Selon le ministre des Affaires étrangères de la RDC, pour des raisons de crédibilité et d'efficacité dans sa mission de préserver la paix et la sécurité internationale, le Conseil de sécurité se doit de sanctionner les auteurs de ces violations.

Selon les informations disponibles, les deux personnalités ont évoqué le renforcement de la coopération militaire entre les Etats-Unis d'Amérique et la RDC. Après avoir présenté au ministre Tshibanda les salutations de son homologue américain, Mme Hillary Clinton, absente de Washington puisqu'en mission dans le Pacifique, la Sous-secrétaire d' Etat, Wendy SHERMAN, a réaffirmé la position ferme des USA contre le M23 et l'appui que ce mouvement reçoit du Rwanda.

Il a promis le soutien de son pays au gouvernement de la RDC, auprès du Conseil de sécurité et dans ses efforts pour combattre les forces négatives dans le Kivu. Sur le chemin de retour, Raymond Tshibanda a effectué une escale à Londres pour un entretien avec son homologue britannique William Hague.

A l'ordre du jour, il a été question, une fois encore, de la situation sécuritaire dans l'Est du pays, la crise humanitaire qui en résulte, la responsabilité du Rwanda et la nécessité des sanctions contre ce pays.

Enfin, pour donner des résultats, le plaidoyer de la RDC doit porter au-delà des officiels des puissances occidentales. Il faut aussi toucher l'opinion publique internationale.

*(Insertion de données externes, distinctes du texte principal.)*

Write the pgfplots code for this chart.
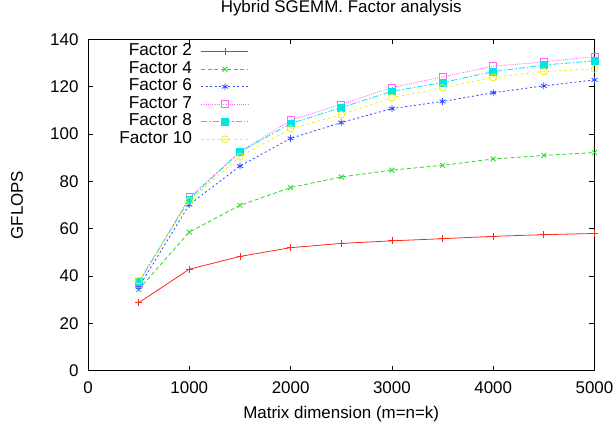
\documentclass[border=0pt]{standalone}
\usepackage{fontspec}
\setmainfont{Liberation Sans}
\usepackage{pgfplots}
\pgfplotsset{compat=1.18}
\definecolor{gpred}{RGB}{255,40,20}
\definecolor{gpgreen}{RGB}{40,215,40}
\definecolor{gpblue}{RGB}{40,70,255}
\definecolor{gpmag}{RGB}{255,100,255}
\definecolor{gpcyan}{RGB}{0,230,230}
\definecolor{gpyellow}{RGB}{240,240,0}
\begin{document}
\begin{tikzpicture}
\useasboundingbox (-88bp,-56.3bp) rectangle (527bp,370.7bp);
\begin{axis}[
  scale only axis,
  width=506.5bp, height=331.2bp,
  at={(0,0)}, anchor=south west,
  xmin=0, xmax=5000, ymin=0, ymax=140,
  xtick={0,1000,...,5000}, ytick={0,20,...,140},
  minor tick num=0,
  tick align=inside,
  xtick pos=both, ytick pos=both,
  major tick length=5bp,
  axis line style={line width=0.9pt, black},
  every tick/.style={black, line width=0.7pt},
  scaled ticks=false,
  /pgf/number format/assume math mode=true,
  /pgf/number format/set thousands separator={},
  font=\fontsize{17}{20}\selectfont,
  ticklabel style={font=\fontsize{17}{20}\selectfont},
  xticklabel style={anchor=base, yshift=-23bp},
  yticklabel style={anchor=east, xshift=-6bp},
  title={Hybrid SGEMM. Factor analysis},
  title style={at={(axis description cs:0.5,1)}, anchor=base, yshift=21.2bp, font=\fontsize{17}{20}\selectfont},
  xlabel={Matrix dimension (m=n=k)},
  xlabel style={at={(axis description cs:0.5,0)}, anchor=base, yshift=-47.6bp},
  ylabel={GFLOPS},
  ylabel style={at={(axis description cs:-0.1402,0.5)}, anchor=center, rotate=0},
  legend plot pos=right,
  legend cell align=right,
  legend style={at={(axis description cs:0.318,0.99)}, anchor=north east,
    draw=none, fill=none, inner sep=0pt, row sep=0pt, column sep=8bp,
    nodes={inner sep=1pt, text height=11.6bp, text depth=3.9bp},
    font=\fontsize{17.3}{20}\selectfont},
  legend image code/.code={\draw[mark repeat=2,mark phase=2] plot coordinates {(0bp,0bp)(23.5bp,0bp)(47bp,0bp)};},
  every axis plot/.append style={line width=0.8pt, mark size=3.4bp, mark options={solid}},
]
\addplot[gpred, mark=+] coordinates {(500,28.7)(1000,42.9)(1500,48.3)(2000,52.0)(2500,53.8)(3000,54.9)(3500,55.8)(4000,56.8)(4500,57.5)(5000,58.0)};
\addlegendentry{Factor 2}
\addplot[gpgreen, mark=x, dash pattern=on 4bp off 2.5bp] coordinates {(500,34.3)(1000,58.6)(1500,69.9)(2000,77.4)(2500,81.9)(3000,84.8)(3500,86.8)(4000,89.5)(4500,91.0)(5000,92.2)};
\addlegendentry{Factor 4}
\addplot[gpblue, mark=asterisk, dash pattern=on 2bp off 2.5bp] coordinates {(500,35.2)(1000,70.2)(1500,86.5)(2000,98.2)(2500,104.9)(3000,110.8)(3500,113.8)(4000,117.5)(4500,120.4)(5000,122.9)};
\addlegendentry{Factor 6}
\addplot[gpmag, mark=square, dash pattern=on 1bp off 1.2bp] coordinates {(500,36.7)(1000,73.3)(1500,92.5)(2000,105.9)(2500,112.6)(3000,119.7)(3500,124.2)(4000,128.7)(4500,130.5)(5000,132.8)};
\addlegendentry{Factor 7}
\addplot[gpcyan, mark=square*, dash pattern=on 6bp off 2bp on 1.5bp off 2bp] coordinates {(500,37.4)(1000,72.4)(1500,92.5)(2000,104.5)(2500,111.2)(3000,118.1)(3500,121.8)(4000,126.4)(4500,129.2)(5000,131.0)};
\addlegendentry{Factor 8}
\addplot[gpyellow, mark=o, dash pattern=on 2.5bp off 3bp] coordinates {(500,38.1)(1000,71.8)(1500,90.5)(2000,102.3)(2500,108.2)(3000,115.4)(3500,119.6)(4000,124.0)(4500,126.4)(5000,127.6)};
\addlegendentry{Factor 10}
\end{axis}
\end{tikzpicture}
\end{document}
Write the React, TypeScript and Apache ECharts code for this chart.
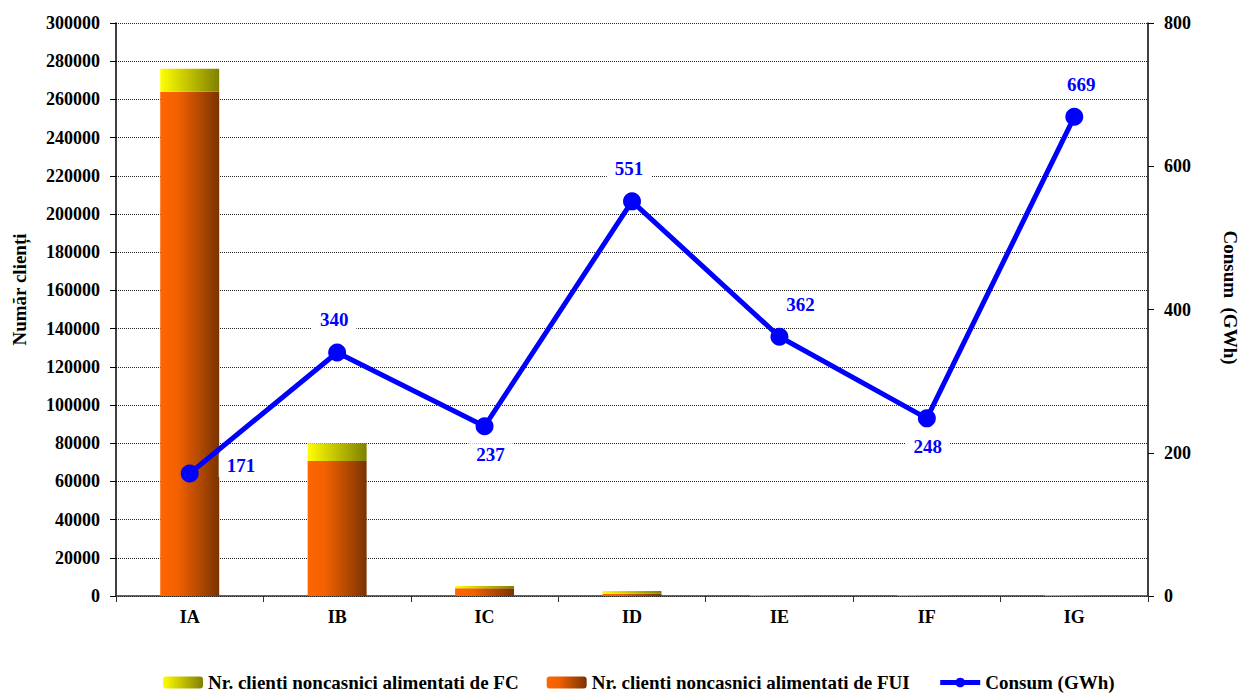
import React, { useEffect, useRef } from "react";
import * as echarts from "echarts";

const categories = ["IA", "IB", "IC", "ID", "IE", "IF", "IG"];
const fuiValues = [264000, 70700, 4000, 1200, 300, 250, 250];
const fcValues = [12000, 9300, 1200, 1400, 250, 250, 250];
const consumValues = [171, 340, 237, 551, 362, 248, 669];
const leftTicks = { min: 0, max: 300000, interval: 20000 };
const rightTicks = { min: 0, max: 800, interval: 200 };

const FONT = "'Liberation Serif', 'Times New Roman', serif";

export default function App() {
  const ref = useRef<HTMLDivElement>(null);
  useEffect(() => {
    if (!ref.current) return;
    const chart = echarts.init(ref.current, undefined, { renderer: "svg" });
    const fcGrad = new echarts.graphic.LinearGradient(0, 0, 1, 0, [
      { offset: 0, color: "#FFFF00" },
      { offset: 1, color: "#808000" },
    ]);
    const fuiGrad = new echarts.graphic.LinearGradient(0, 0, 1, 0, [
      { offset: 0, color: "#FF6600" },
      { offset: 0.3, color: "#F26100" },
      { offset: 1, color: "#7A3300" },
    ]);
    const labelCfg: any[] = [
      { position: "right", distance: 20, offset: [0, -8] },
      { position: "top", distance: 12, offset: [-3, 0] },
      { position: "bottom", distance: 8, offset: [6, 0] },
      { position: "top", distance: 12, offset: [-3, 0] },
      { position: "top", distance: 12, offset: [21, 0] },
      { position: "bottom", distance: 8, offset: [1, 0] },
      { position: "top", distance: 12, offset: [7, 0] },
    ];
    const textBase = { fontFamily: FONT, fontWeight: "bold" as const, color: "#000" };
    chart.setOption({
      animation: false,
      grid: { left: 116, right: 94, top: 23, bottom: 97, containLabel: false, outerBoundsMode: "none" },
      legend: {
        bottom: 1,
        left: 163,
        padding: 0,
        itemWidth: 40,
        itemHeight: 12,
        itemGap: 28,
        textStyle: { ...textBase, fontSize: 19 },
        data: [
          { name: "Nr. clienti noncasnici alimentati de FC", itemStyle: { color: fcGrad } },
          { name: "Nr. clienti noncasnici alimentati de FUI", itemStyle: { color: fuiGrad } },
          { name: "Consum (GWh)", lineStyle: { width: 5, color: "#0000FF" } },
        ],
      },
      xAxis: {
        type: "category",
        data: categories,
        axisLine: { lineStyle: { color: "#333", width: 1.5 } },
        axisTick: { show: true, alignWithLabel: false, length: 6, lineStyle: { color: "#333" } },
        axisLabel: { ...textBase, fontSize: 18, margin: 12 },
      },
      yAxis: [
        {
          type: "value",
          ...leftTicks,
          name: "Număr clienți",
          nameLocation: "middle",
          nameGap: 87,
          nameRotate: 90,
          nameTextStyle: { ...textBase, fontSize: 19, padding: [0, 0, 0, 40] },
          axisLine: { show: true, lineStyle: { color: "#000", width: 1.5 } },
          axisTick: { show: true, length: 6, lineStyle: { color: "#000" } },
          axisLabel: { ...textBase, fontSize: 18, margin: 16, formatter: (v: number) => String(v) },
          splitLine: { show: true, lineStyle: { color: "#222", type: "dotted", width: 1 } },
        },
        {
          type: "value",
          ...rightTicks,
          position: "right",
          name: "Consum  (GWh)",
          nameLocation: "middle",
          nameGap: 73,
          nameRotate: -90,
          nameTextStyle: { ...textBase, fontSize: 19, padding: [0, 24, 0, 0] },
          axisLine: { show: true, lineStyle: { color: "#000", width: 1.5 } },
          axisTick: { show: true, length: 6, lineStyle: { color: "#000" } },
          axisLabel: { ...textBase, fontSize: 18, margin: 16, formatter: (v: number) => String(v) },
          splitLine: { show: false },
        },
      ],
      series: [
        {
          name: "Nr. clienti noncasnici alimentati de FUI",
          type: "bar",
          stack: "c",
          barWidth: "40%",
          itemStyle: { color: fuiGrad },
          data: fuiValues,
        },
        {
          name: "Nr. clienti noncasnici alimentati de FC",
          type: "bar",
          stack: "c",
          barWidth: "40%",
          itemStyle: { color: fcGrad },
          data: fcValues,
        },
        {
          name: "Consum (GWh)",
          type: "line",
          yAxisIndex: 1,
          symbol: "circle",
          symbolSize: 18,
          lineStyle: { color: "#0000FF", width: 5 },
          itemStyle: { color: "#0000FF" },
          z: 5,
          data: consumValues.map((v, i) => ({
            value: v,
            label: {
              show: true,
              ...labelCfg[i],
              fontFamily: FONT,
              fontWeight: "bold",
              fontSize: 19,
              color: "#0000FF",
              backgroundColor: "#fff",
              padding: [2, 8],
            },
          })),
        },
      ],
    });
    return () => chart.dispose();
  }, []);
  return <div ref={ref} style={{ width: 1242, height: 693, position: "absolute", left: 0, top: 0 }} />;
}
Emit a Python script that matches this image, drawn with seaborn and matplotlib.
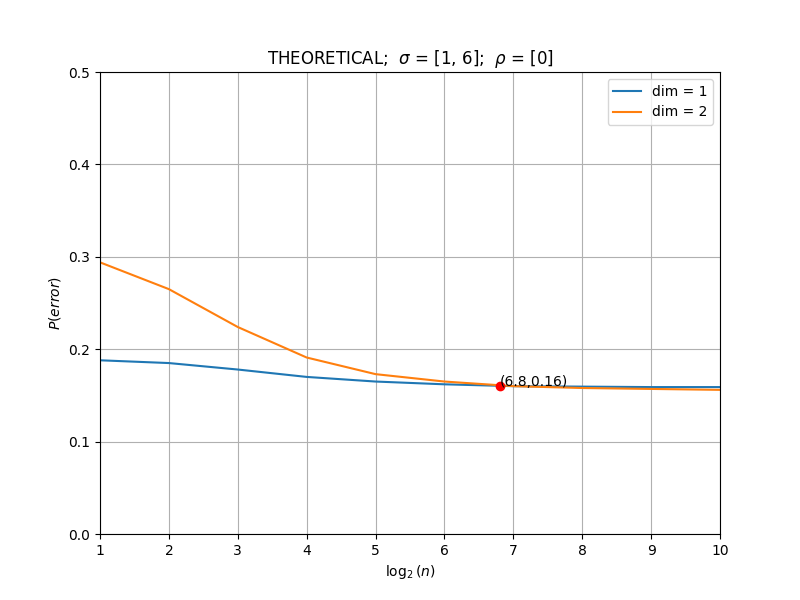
import matplotlib
matplotlib.use("Agg")
import matplotlib.pyplot as plt
import seaborn as sns
import pandas as pd

log2n = [1, 2, 3, 4, 5, 6, 7, 8, 9, 10]
dim1 = [0.188, 0.185, 0.178, 0.170, 0.165, 0.162, 0.160, 0.1595, 0.159, 0.159]
dim2 = [0.294, 0.265, 0.224, 0.191, 0.173, 0.165, 0.160, 0.158, 0.157, 0.156]
point_x = [6.8]
point_y = [0.16]
point_label = "(6.8,0.16)"

df = pd.DataFrame({
    "x": log2n * 2,
    "y": dim1 + dim2,
    "dim": ["dim = 1"] * len(log2n) + ["dim = 2"] * len(log2n),
})

fig, ax = plt.subplots(figsize=(8, 6), dpi=100)
sns.lineplot(data=df, x="x", y="y", hue="dim", palette=["#1f77b4", "#ff7f0e"], ax=ax)
ax.plot(point_x, point_y, "o", color="red")
ax.text(point_x[0], point_y[0], point_label, fontsize=10)
ax.set_xlim(1, 10)
ax.set_ylim(0, 0.5)
ax.grid(True)
ax.set_xlabel(r"$\log_2(n)$")
ax.set_ylabel(r"$P(error)$")
ax.set_title(r"THEORETICAL;  $\sigma$ = [1, 6];  $\rho$ = [0]")
ax.legend(loc="upper right", title=None)
fig.savefig("out.png", dpi=100)
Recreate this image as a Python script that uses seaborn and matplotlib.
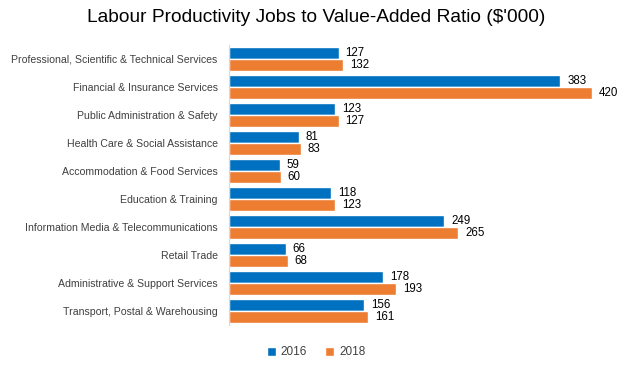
import matplotlib
matplotlib.use("Agg")
import matplotlib.pyplot as plt
import seaborn as sns
import pandas as pd
from matplotlib.patches import Patch

categories = [
    "Professional, Scientific & Technical Services",
    "Financial & Insurance Services",
    "Public Administration & Safety",
    "Health Care & Social Assistance",
    "Accommodation & Food Services",
    "Education & Training",
    "Information Media & Telecommunications",
    "Retail Trade",
    "Administrative & Support Services",
    "Transport, Postal & Warehousing",
]
values_2016 = [127, 383, 123, 81, 59, 118, 249, 66, 178, 156]
values_2018 = [132, 420, 127, 83, 60, 123, 265, 68, 193, 161]
years = ["2016", "2018"]
colors = ["#0070C0", "#ED7D31"]

df = pd.DataFrame({
    "Industry": categories * 2,
    "Value": values_2016 + values_2018,
    "Year": [years[0]] * len(categories) + [years[1]] * len(categories),
})

sns.set_theme(style="white")
plt.rcParams["font.family"] = ["Liberation Sans", "DejaVu Sans"]

fig = plt.figure(figsize=(6.32, 3.71), dpi=100)
ax = fig.add_axes([0.362, 0.124, 0.616, 0.755])
sns.barplot(data=df, y="Industry", x="Value", hue="Year", orient="h",
            palette=colors, width=0.88, ax=ax, legend=False, saturation=1)

for container in ax.containers:
    ax.bar_label(container, padding=5, fontsize=8.3, color="#000000")

ax.set_xlim(0, 450)
ax.set_xlabel("")
ax.set_ylabel("")
ax.set_xticks([])
ax.tick_params(axis="y", length=0, labelsize=7.6, pad=8, colors="#404040")
for s in ["top", "right", "bottom"]:
    ax.spines[s].set_visible(False)
ax.spines["left"].set_color("#D9D9D9")
ax.spines["left"].set_linewidth(0.8)

fig.suptitle("Labour Productivity Jobs to Value-Added Ratio ($'000)",
             fontsize=13.8, x=0.5, y=0.975, color="#000000")

handles = [Patch(facecolor=c, label=y) for c, y in zip(colors, years)]
fig.legend(handles=handles, loc="center", bbox_to_anchor=(0.5, 0.05), ncol=2,
           frameon=False, fontsize=8.5, handlelength=0.8, handleheight=0.8,
           handletextpad=0.4, columnspacing=1.5, labelcolor="#404040")

fig.savefig("out.png", dpi=100)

Le ministre des Affaires étrangères, Coopération internationale et Francophonie, a terminé son séjour américain par une conférence de presse au siège de l'ONU à New York.

Par contre, à Londres, c'est à des millions des téléspectateurs repartis sur les cinq continents qu'il a choisi de s'adresser directement. Il a été l'invité de la BBC télévision. Ainsi, il était passé, dans une émission spéciale " Hard Talk ", pour défendre le point de vue de la RDC dans le conflit qui l'oppose au Rwanda, le soutien du M23.